Problem: Take the lines of the data below from the very first through the line containing "const hypotonicityStars = [null, 45.9, 59, 71, 82.1, 95.7];" and output them exactly, pictures excluded.
>>>>>
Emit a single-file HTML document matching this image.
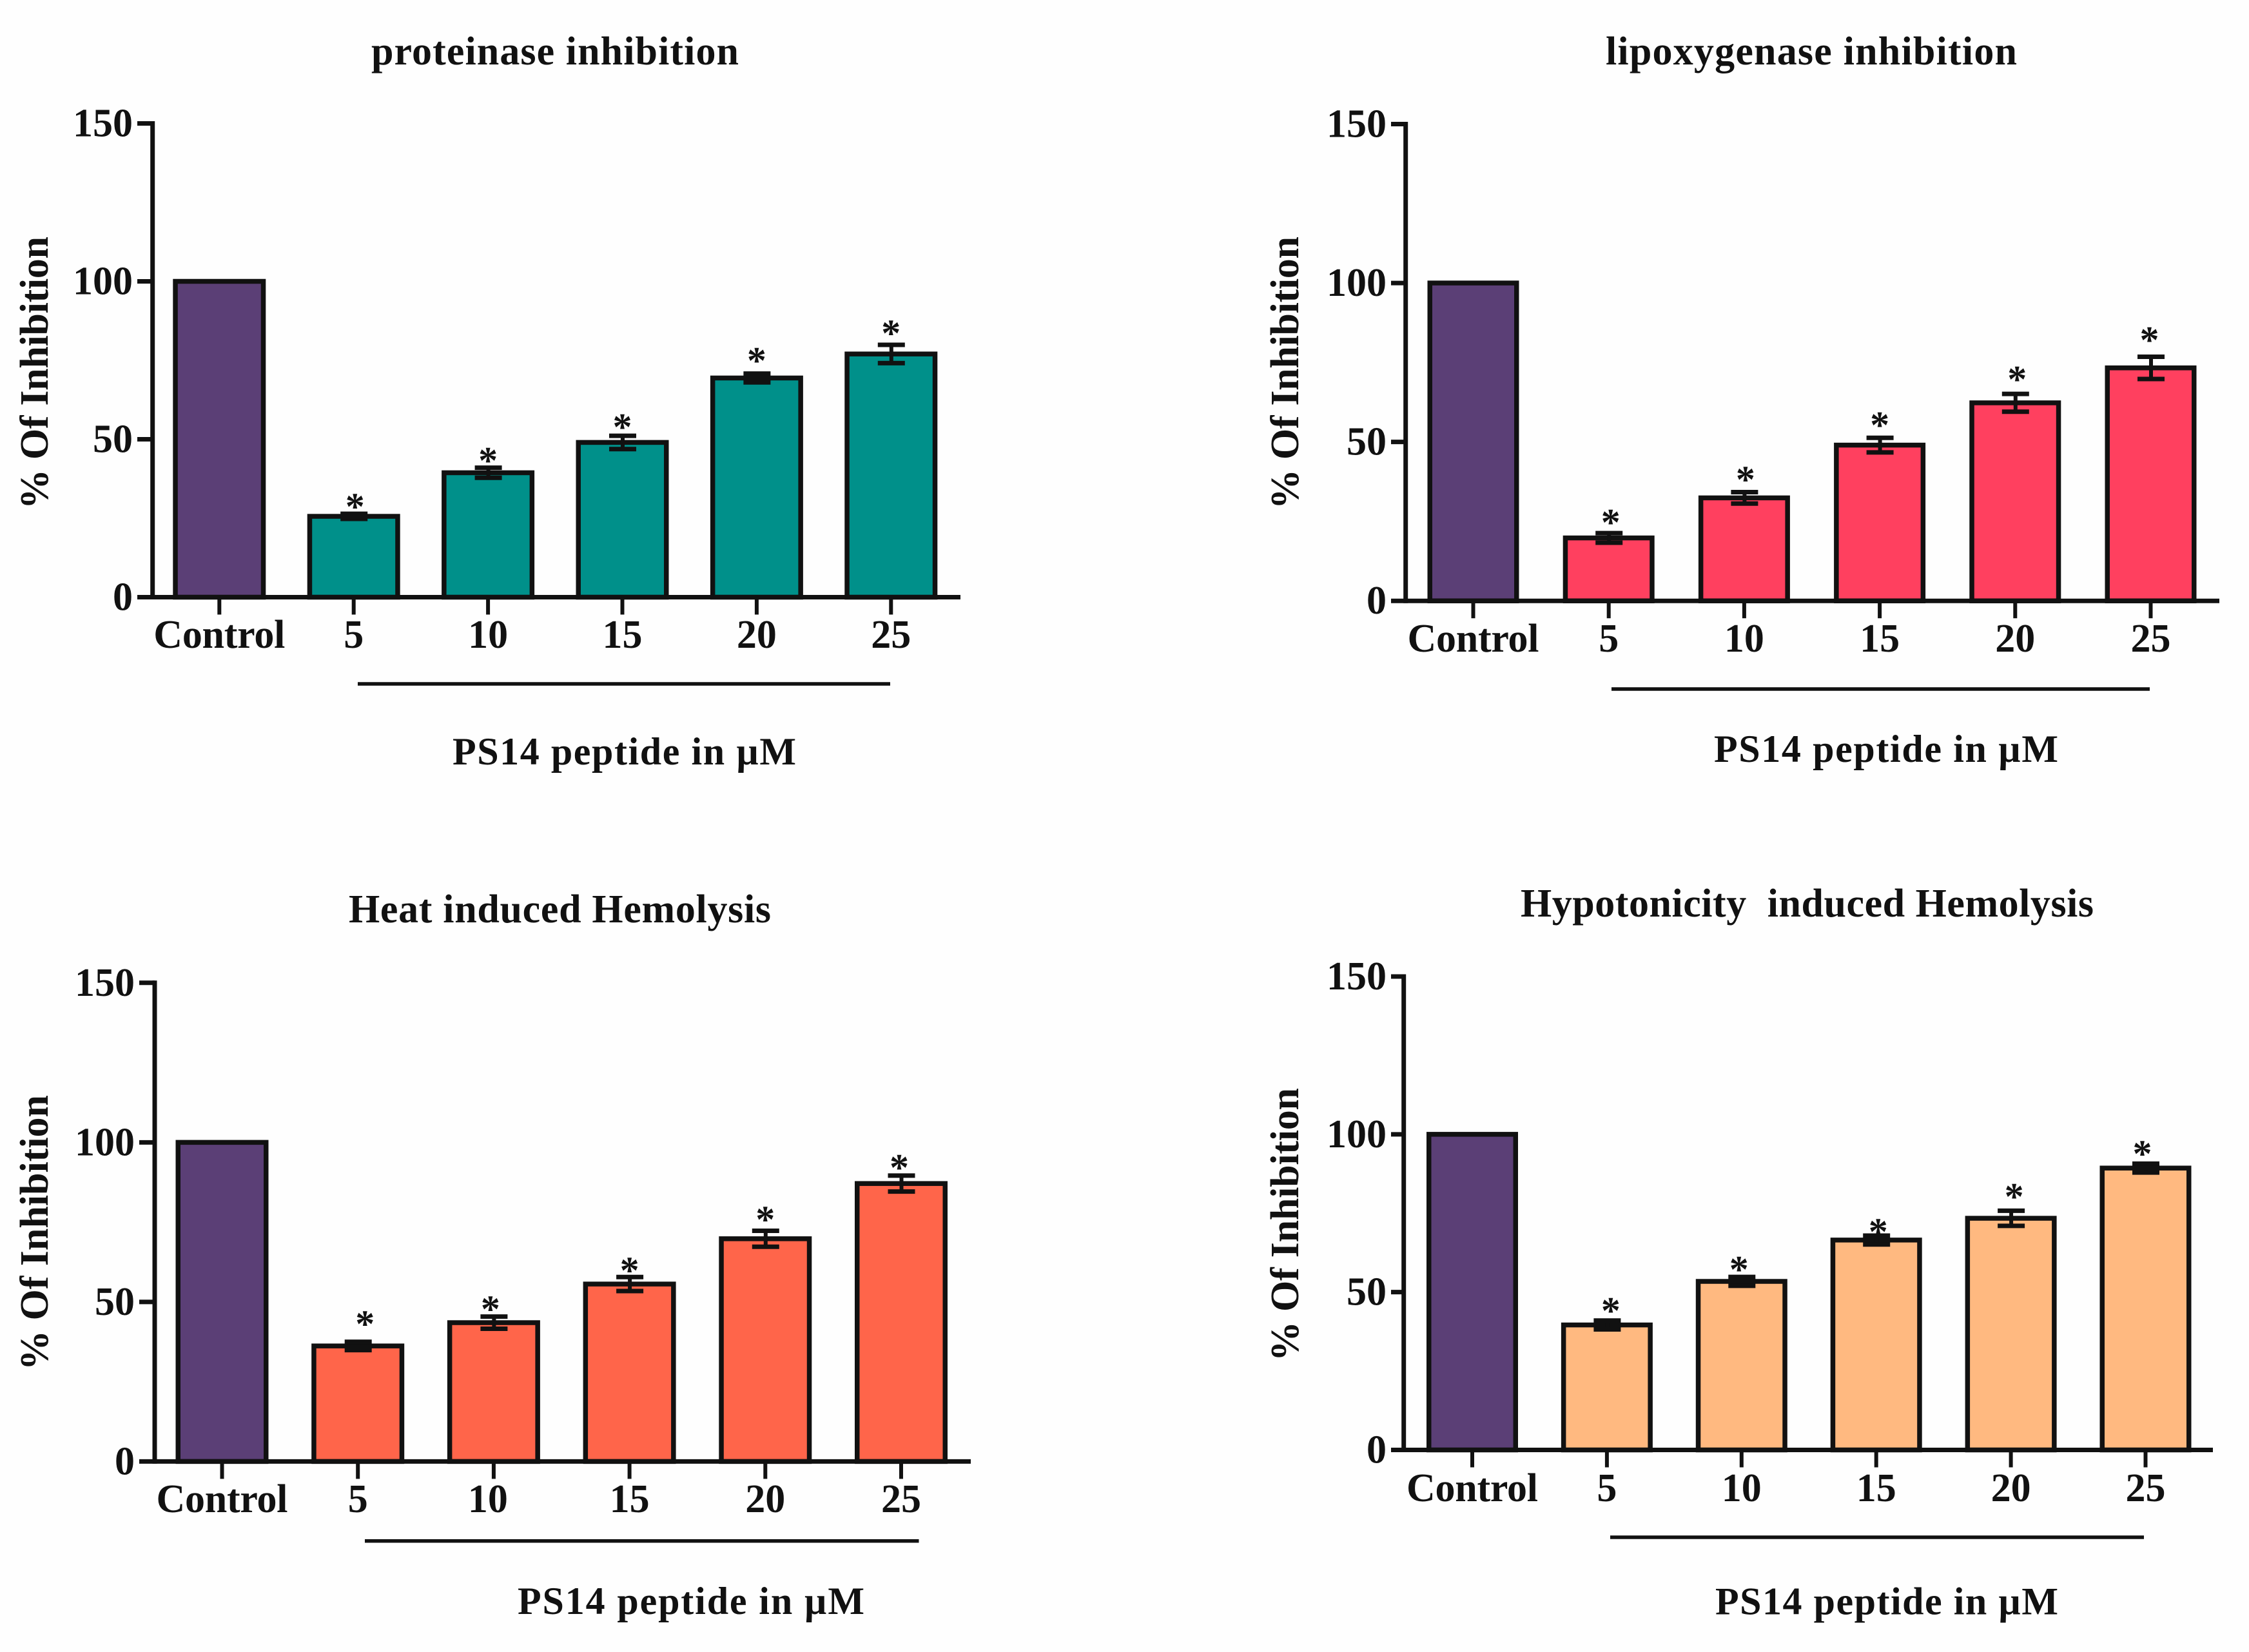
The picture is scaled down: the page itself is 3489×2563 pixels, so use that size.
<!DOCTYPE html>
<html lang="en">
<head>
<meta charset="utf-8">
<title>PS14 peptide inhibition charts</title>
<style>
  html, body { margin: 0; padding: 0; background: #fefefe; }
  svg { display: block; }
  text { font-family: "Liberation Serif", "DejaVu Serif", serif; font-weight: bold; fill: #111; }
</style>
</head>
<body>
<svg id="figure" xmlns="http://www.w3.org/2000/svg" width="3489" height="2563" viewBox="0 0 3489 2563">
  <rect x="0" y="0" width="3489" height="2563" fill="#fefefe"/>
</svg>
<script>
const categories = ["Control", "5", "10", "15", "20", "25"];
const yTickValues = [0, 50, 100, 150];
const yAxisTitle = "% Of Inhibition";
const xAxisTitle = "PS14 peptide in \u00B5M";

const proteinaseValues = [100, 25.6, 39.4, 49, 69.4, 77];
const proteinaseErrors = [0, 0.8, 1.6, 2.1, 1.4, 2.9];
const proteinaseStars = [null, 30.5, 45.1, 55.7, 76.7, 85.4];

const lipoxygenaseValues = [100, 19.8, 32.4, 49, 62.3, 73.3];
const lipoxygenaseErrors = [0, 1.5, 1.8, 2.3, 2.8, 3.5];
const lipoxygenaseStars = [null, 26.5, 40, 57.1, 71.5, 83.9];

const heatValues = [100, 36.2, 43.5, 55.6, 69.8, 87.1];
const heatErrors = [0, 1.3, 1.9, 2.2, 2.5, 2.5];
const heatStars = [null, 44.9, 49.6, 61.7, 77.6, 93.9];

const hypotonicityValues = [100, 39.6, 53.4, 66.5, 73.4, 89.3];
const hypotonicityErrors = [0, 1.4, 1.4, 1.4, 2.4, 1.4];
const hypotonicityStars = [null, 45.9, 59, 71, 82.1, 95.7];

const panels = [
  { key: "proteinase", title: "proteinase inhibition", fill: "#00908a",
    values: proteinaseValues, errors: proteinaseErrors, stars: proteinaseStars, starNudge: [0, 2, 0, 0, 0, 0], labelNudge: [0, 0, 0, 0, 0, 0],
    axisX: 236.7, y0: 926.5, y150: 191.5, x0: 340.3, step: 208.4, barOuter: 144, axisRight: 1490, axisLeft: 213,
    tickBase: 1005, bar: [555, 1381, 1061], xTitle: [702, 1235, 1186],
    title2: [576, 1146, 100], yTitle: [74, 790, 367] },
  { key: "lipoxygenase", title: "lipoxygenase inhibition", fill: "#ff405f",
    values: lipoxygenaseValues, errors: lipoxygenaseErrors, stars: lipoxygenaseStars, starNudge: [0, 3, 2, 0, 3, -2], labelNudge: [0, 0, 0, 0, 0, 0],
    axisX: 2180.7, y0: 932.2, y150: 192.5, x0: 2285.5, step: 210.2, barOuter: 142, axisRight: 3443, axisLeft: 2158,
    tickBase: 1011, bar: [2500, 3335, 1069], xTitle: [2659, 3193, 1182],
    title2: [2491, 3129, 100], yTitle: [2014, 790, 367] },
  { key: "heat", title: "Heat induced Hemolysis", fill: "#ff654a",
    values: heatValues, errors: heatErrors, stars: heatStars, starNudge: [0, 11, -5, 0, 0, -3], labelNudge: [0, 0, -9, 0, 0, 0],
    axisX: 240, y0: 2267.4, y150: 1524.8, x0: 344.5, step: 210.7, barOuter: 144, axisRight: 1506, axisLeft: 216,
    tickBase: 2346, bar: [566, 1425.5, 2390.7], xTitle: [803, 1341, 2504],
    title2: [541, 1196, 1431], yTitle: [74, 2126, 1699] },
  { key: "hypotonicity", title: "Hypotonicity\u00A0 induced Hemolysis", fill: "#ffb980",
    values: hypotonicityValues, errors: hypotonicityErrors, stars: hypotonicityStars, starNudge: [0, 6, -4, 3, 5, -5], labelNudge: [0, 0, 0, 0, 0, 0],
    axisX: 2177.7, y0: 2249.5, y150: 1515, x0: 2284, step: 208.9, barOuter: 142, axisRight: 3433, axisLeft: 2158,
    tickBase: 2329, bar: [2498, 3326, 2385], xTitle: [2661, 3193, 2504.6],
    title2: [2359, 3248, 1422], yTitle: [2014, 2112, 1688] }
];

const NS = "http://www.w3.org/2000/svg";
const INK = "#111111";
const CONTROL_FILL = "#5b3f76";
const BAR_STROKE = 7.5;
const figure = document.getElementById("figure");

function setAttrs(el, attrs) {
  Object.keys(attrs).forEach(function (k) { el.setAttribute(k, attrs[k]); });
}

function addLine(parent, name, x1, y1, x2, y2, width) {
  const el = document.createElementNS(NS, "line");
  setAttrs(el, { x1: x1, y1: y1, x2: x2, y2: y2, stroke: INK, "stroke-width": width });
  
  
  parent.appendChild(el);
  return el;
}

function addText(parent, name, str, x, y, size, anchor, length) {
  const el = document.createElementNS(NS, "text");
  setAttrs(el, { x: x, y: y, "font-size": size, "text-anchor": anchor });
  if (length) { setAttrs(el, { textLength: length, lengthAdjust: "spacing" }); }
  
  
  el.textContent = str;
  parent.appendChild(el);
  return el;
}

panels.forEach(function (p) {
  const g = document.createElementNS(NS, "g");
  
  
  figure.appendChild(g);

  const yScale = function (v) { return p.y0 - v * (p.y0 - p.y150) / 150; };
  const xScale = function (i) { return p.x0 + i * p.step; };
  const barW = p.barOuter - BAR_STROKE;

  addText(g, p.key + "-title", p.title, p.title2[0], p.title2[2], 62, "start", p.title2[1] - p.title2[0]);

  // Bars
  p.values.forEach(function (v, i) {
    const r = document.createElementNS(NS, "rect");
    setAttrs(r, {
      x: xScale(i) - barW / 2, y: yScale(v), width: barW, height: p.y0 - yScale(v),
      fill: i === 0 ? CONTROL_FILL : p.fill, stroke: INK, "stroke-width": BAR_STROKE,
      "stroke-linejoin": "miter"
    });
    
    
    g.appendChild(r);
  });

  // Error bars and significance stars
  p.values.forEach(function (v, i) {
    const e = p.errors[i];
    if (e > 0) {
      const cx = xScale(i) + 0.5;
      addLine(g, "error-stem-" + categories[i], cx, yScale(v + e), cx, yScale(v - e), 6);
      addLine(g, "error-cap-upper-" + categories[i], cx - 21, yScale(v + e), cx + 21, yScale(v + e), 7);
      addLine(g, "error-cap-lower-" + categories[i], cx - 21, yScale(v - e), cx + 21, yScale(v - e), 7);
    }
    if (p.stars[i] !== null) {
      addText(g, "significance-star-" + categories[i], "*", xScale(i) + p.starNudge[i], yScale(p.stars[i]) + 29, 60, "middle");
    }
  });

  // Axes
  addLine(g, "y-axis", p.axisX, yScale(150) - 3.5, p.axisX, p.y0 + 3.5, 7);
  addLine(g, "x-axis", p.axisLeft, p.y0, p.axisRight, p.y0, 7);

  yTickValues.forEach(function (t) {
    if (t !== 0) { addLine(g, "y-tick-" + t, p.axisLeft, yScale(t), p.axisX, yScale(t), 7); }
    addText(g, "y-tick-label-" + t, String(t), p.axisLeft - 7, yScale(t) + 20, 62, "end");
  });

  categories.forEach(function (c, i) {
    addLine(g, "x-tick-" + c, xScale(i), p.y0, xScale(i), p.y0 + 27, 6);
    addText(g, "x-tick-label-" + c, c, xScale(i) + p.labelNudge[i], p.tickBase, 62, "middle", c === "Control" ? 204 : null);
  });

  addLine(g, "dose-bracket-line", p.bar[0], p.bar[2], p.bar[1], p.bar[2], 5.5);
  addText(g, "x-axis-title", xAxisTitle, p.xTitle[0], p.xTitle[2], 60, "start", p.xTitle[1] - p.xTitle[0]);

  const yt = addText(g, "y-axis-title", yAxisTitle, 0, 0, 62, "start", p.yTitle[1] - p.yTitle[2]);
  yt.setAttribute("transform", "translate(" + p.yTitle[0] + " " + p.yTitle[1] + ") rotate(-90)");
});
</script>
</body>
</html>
<<<<<
Solution for this exercise:
Emit a single-file HTML document matching this image.
The picture is scaled down: the page itself is 3489×2563 pixels, so use that size.
<!DOCTYPE html>
<html lang="en">
<head>
<meta charset="utf-8">
<title>PS14 peptide inhibition charts</title>
<style>
  html, body { margin: 0; padding: 0; background: #fefefe; }
  svg { display: block; }
  text { font-family: "Liberation Serif", "DejaVu Serif", serif; font-weight: bold; fill: #111; }
</style>
</head>
<body>
<svg id="figure" xmlns="http://www.w3.org/2000/svg" width="3489" height="2563" viewBox="0 0 3489 2563">
  <rect x="0" y="0" width="3489" height="2563" fill="#fefefe"/>
</svg>
<script>
const categories = ["Control", "5", "10", "15", "20", "25"];
const yTickValues = [0, 50, 100, 150];
const yAxisTitle = "% Of Inhibition";
const xAxisTitle = "PS14 peptide in \u00B5M";

const proteinaseValues = [100, 25.6, 39.4, 49, 69.4, 77];
const proteinaseErrors = [0, 0.8, 1.6, 2.1, 1.4, 2.9];
const proteinaseStars = [null, 30.5, 45.1, 55.7, 76.7, 85.4];

const lipoxygenaseValues = [100, 19.8, 32.4, 49, 62.3, 73.3];
const lipoxygenaseErrors = [0, 1.5, 1.8, 2.3, 2.8, 3.5];
const lipoxygenaseStars = [null, 26.5, 40, 57.1, 71.5, 83.9];

const heatValues = [100, 36.2, 43.5, 55.6, 69.8, 87.1];
const heatErrors = [0, 1.3, 1.9, 2.2, 2.5, 2.5];
const heatStars = [null, 44.9, 49.6, 61.7, 77.6, 93.9];

const hypotonicityValues = [100, 39.6, 53.4, 66.5, 73.4, 89.3];
const hypotonicityErrors = [0, 1.4, 1.4, 1.4, 2.4, 1.4];
const hypotonicityStars = [null, 45.9, 59, 71, 82.1, 95.7];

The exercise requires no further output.